Required task
Exactly repeat the material, dropping only the pictures.

Data extract
= = = = =
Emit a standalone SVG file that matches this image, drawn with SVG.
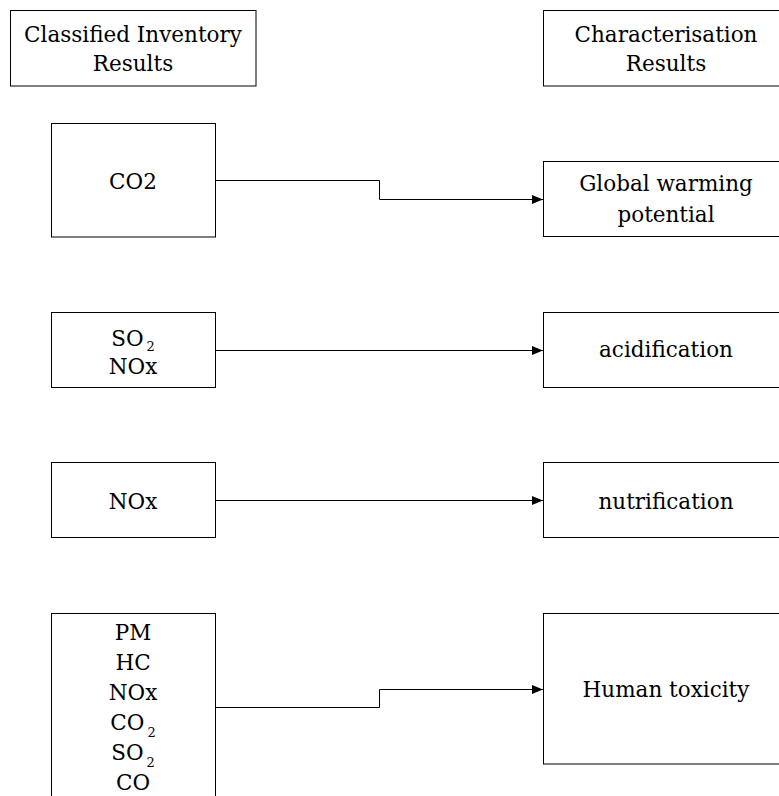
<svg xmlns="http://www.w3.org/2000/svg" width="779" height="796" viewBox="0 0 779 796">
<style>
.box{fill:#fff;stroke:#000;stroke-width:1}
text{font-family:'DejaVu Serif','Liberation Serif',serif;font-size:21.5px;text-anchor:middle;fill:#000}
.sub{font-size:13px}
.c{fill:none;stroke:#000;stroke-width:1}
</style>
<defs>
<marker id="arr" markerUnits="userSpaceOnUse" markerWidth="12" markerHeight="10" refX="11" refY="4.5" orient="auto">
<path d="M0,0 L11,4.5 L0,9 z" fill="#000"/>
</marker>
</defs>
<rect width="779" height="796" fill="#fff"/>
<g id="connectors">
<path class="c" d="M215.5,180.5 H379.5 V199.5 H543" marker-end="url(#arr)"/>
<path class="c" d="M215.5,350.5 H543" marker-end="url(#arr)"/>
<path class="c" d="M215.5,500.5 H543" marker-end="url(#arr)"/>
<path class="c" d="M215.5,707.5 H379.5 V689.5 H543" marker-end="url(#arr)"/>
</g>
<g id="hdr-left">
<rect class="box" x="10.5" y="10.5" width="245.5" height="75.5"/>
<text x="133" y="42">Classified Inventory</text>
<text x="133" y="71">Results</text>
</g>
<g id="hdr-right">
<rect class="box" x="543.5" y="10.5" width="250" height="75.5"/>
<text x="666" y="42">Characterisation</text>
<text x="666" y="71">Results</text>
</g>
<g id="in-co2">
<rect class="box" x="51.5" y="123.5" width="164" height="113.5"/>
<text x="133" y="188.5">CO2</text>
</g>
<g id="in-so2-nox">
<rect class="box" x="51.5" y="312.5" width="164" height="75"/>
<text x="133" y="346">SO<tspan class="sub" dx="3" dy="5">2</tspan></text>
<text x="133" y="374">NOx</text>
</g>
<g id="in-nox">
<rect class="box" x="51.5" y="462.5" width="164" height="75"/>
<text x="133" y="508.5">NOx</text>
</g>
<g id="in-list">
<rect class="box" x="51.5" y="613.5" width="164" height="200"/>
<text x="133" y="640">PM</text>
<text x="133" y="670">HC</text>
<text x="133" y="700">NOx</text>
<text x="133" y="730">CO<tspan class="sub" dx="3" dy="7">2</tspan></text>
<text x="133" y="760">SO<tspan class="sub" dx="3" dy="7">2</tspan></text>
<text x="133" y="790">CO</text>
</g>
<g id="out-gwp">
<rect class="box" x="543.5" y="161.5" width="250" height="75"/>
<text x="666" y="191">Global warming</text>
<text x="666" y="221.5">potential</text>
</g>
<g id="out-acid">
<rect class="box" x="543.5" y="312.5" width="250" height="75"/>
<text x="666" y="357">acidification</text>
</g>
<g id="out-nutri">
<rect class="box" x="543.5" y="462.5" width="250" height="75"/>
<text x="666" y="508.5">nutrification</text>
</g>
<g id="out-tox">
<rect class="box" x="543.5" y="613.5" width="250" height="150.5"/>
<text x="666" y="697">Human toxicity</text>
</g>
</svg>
= = = = =
Task solution
Emit a standalone SVG file that matches this image, drawn with SVG.
<svg xmlns="http://www.w3.org/2000/svg" width="779" height="796" viewBox="0 0 779 796">
<style>
.box{fill:#fff;stroke:#000;stroke-width:1}
text{font-family:'DejaVu Serif','Liberation Serif',serif;font-size:21.5px;text-anchor:middle;fill:#000}
.sub{font-size:13px}
.c{fill:none;stroke:#000;stroke-width:1}
</style>
<defs>
<marker id="arr" markerUnits="userSpaceOnUse" markerWidth="12" markerHeight="10" refX="11" refY="4.5" orient="auto">
<path d="M0,0 L11,4.5 L0,9 z" fill="#000"/>
</marker>
</defs>
<rect width="779" height="796" fill="#fff"/>
<g id="connectors">
<path class="c" d="M215.5,180.5 H379.5 V199.5 H543" marker-end="url(#arr)"/>
<path class="c" d="M215.5,350.5 H543" marker-end="url(#arr)"/>
<path class="c" d="M215.5,500.5 H543" marker-end="url(#arr)"/>
<path class="c" d="M215.5,707.5 H379.5 V689.5 H543" marker-end="url(#arr)"/>
</g>
<g id="hdr-left">
<rect class="box" x="10.5" y="10.5" width="245.5" height="75.5"/>
<text x="133" y="42">Classified Inventory</text>
<text x="133" y="71">Results</text>
</g>
<g id="hdr-right">
<rect class="box" x="543.5" y="10.5" width="250" height="75.5"/>
<text x="666" y="42">Characterisation</text>
<text x="666" y="71">Results</text>
</g>
<g id="in-co2">
<rect class="box" x="51.5" y="123.5" width="164" height="113.5"/>
<text x="133" y="188.5">CO2</text>
</g>
<g id="in-so2-nox">
<rect class="box" x="51.5" y="312.5" width="164" height="75"/>
<text x="133" y="346">SO<tspan class="sub" dx="3" dy="5">2</tspan></text>
<text x="133" y="374">NOx</text>
</g>
<g id="in-nox">
<rect class="box" x="51.5" y="462.5" width="164" height="75"/>
<text x="133" y="508.5">NOx</text>
</g>
<g id="in-list">
<rect class="box" x="51.5" y="613.5" width="164" height="200"/>
<text x="133" y="640">PM</text>
<text x="133" y="670">HC</text>
<text x="133" y="700">NOx</text>
<text x="133" y="730">CO<tspan class="sub" dx="3" dy="7">2</tspan></text>
<text x="133" y="760">SO<tspan class="sub" dx="3" dy="7">2</tspan></text>
<text x="133" y="790">CO</text>
</g>
<g id="out-gwp">
<rect class="box" x="543.5" y="161.5" width="250" height="75"/>
<text x="666" y="191">Global warming</text>
<text x="666" y="221.5">potential</text>
</g>
<g id="out-acid">
<rect class="box" x="543.5" y="312.5" width="250" height="75"/>
<text x="666" y="357">acidification</text>
</g>
<g id="out-nutri">
<rect class="box" x="543.5" y="462.5" width="250" height="75"/>
<text x="666" y="508.5">nutrification</text>
</g>
<g id="out-tox">
<rect class="box" x="543.5" y="613.5" width="250" height="150.5"/>
<text x="666" y="697">Human toxicity</text>
</g>
</svg>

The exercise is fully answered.